Chandler middle school removes ineffective bathroom vape sensors
Oct 4, 2019, 4:35 AM | Updated: 10:16 am
(YouTube Screenshot/Soter Technologies)
PHOENIX — A Chandler middle school installed sensors to detect students vaping in bathrooms earlier this year, but the devices have been taken down because they did not work properly.
The sensors were installed at Kyrene Aprende Middle School in January and removed in June.
“Sometimes they would go off and there was no student in the bathroom at all or sometimes there would be a report of a vaping incident that wasn’t picked up by the devices,” said Erin Helm, director of communications and marketing for the Kyrene School District.
When the sensors worked properly, they would send a text alert to school administrators.
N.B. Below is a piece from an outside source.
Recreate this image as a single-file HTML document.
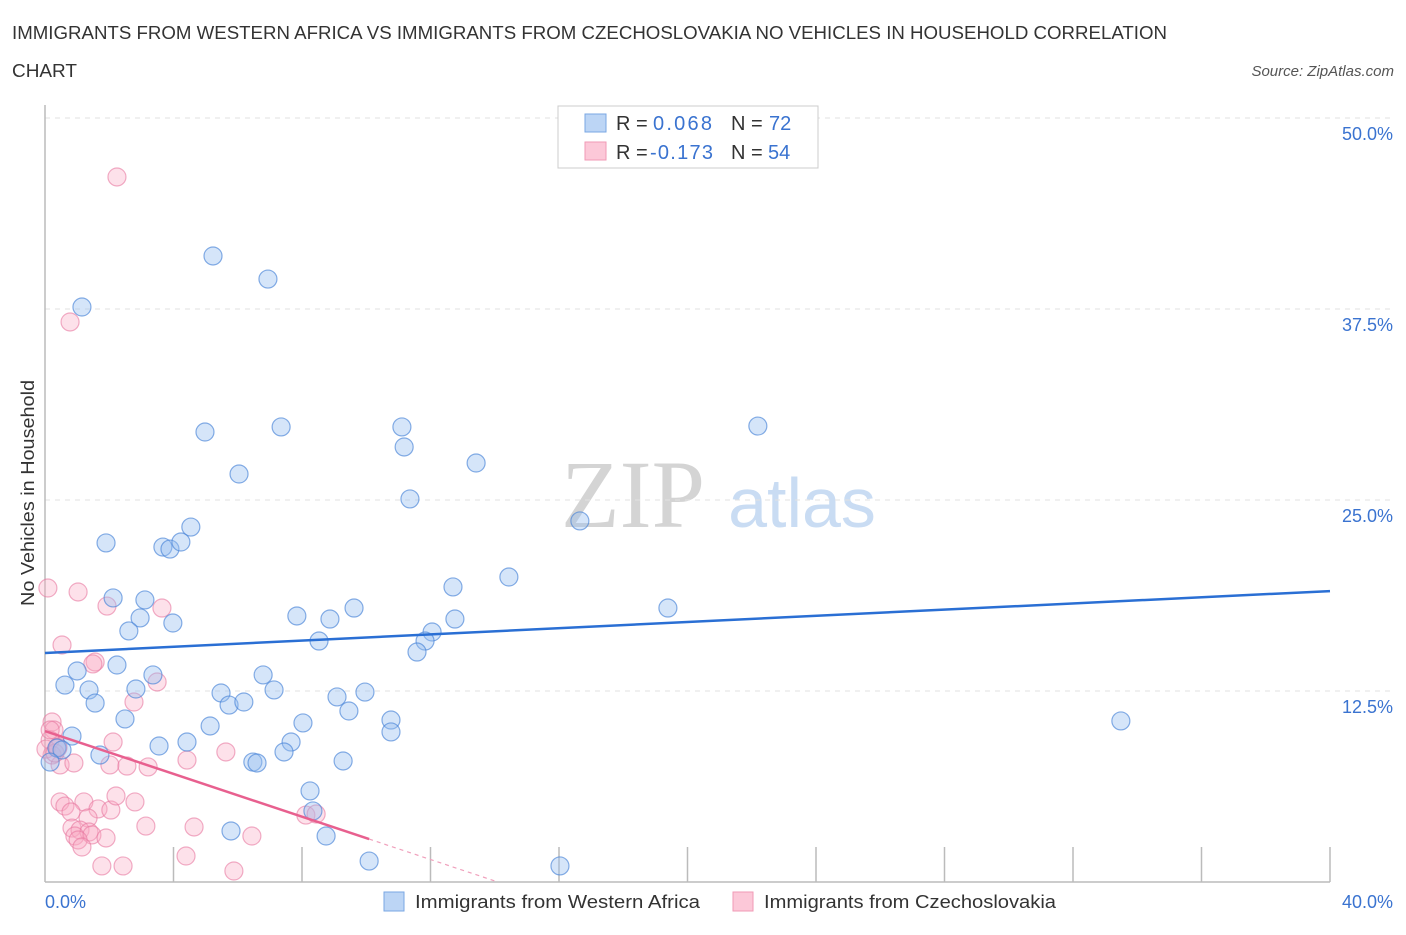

If they couldn’t get to the bathroom right away, there were cameras set up outside the bathrooms to monitor who went in and out during the time the sensors sent the alert.
Helm said the sensors were returned and the district got a full refund from the vendor.
“We are still very interested in vape-sensing technology in Kyrene,” Helm said. “So if that technology is refined in the future, Kyrene would absolutely consider those sensors again at a later date.”
The sensors were installed as a pilot program for the district after Aprende Middle School administrators expressed they felt they were getting a higher number of reports of students using e-cigarettes.
Helm said other middle schools in the district are also seeing an increase in students vaping.
“It’s not just a high school problem anymore,” she said.
More than 1,000 cases of vaping-related illnesses have been reported in the U.S., according to health officials, including seven in Arizona in the past month.